Die christliche Philosophie bleibt im Schatten der antiken griechischen Kosmologie, weil sie sich auf Gottesbeweise beschränkt, und wird erst um 1600 durch die neue Kosmologie der klassischen Physik abgelöst - begründet durch Kopernikus, Kepler und Galilei im 16. und 17. Jahrhundert. Newton, Maxwell und andere entwickeln das mechanistische Weltbild im 19. Jahrhundert weiter, in dem sich die Objekte allein auf kreisförmigen Bahnen bewegen. Bewegung ist das Merkmal dieser Weltidee. Sie wird als Wirkung von Kräften - wie der Gravitationskraft, der Corioliskraft, der elektromagnetischen Kräfte - verstanden, die auf Objekte einwirken. Dies formuliert zwar Beziehungen zwischen den sich bewegenden Objekten und den Ursachen der Bewegungen, die aber in der frühen Mechanik kaum verstanden werden. Später erst vergleichen Physiker die Bewegungen von Atomen, Elektronen, Neutronen, Protonen mit den Bewegungen der Planeten. Doch die Bausteine der Materie bleiben in diesem Weltbild auch weiterhin aus sich selbst heraus existierende Objekte.

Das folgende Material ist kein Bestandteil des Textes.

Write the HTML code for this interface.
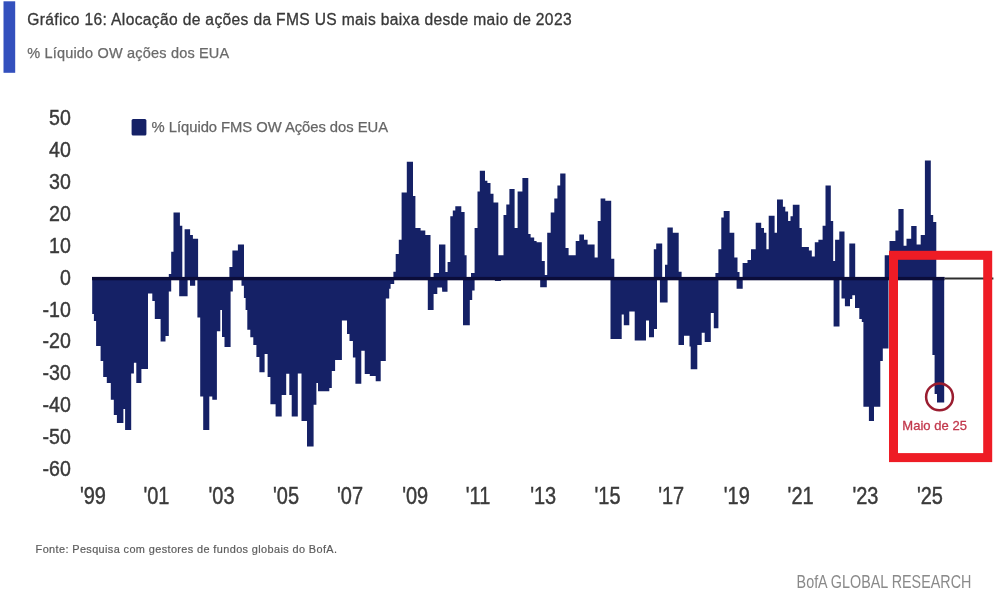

Mit den Theorien von Einstein, Bohr, Schrödinger, Heisenberg und anderen in der ersten Hälfte des 20. Jahrhunderts entsteht eine neue relativistische Kosmologie. „Eine interessante Entwicklung tritt ein, wenn die beseitigte Ontologie [12] umfassend ist, d. h. wenn ihre Gegenstände, als in jedem Vorgang eines bestimmten Gebietes vorhanden, vorgestellt werden. Die klassische Physik ist ein solches Beispiel. Sie hat eine umfassende Terminologie zur Beschreibung gewisser, ganz grundlegender Eigenschaften physikalischer Gegenstände entwickelt wie Form, Masse, Volumen, Zeitabschnitte usw. Das mit dieser Terminologie verbundene Begriffssystem setzt wenigstens in einer seiner zahlreichen Deutungen voraus, dass die Eigenschaften den Gegenständen innewohnen und sich nur als Ergebnis unmittelbarer physikalischer Einwirkungen verändern. Das ist eines der universellen Prinzipien der klassischen Physik.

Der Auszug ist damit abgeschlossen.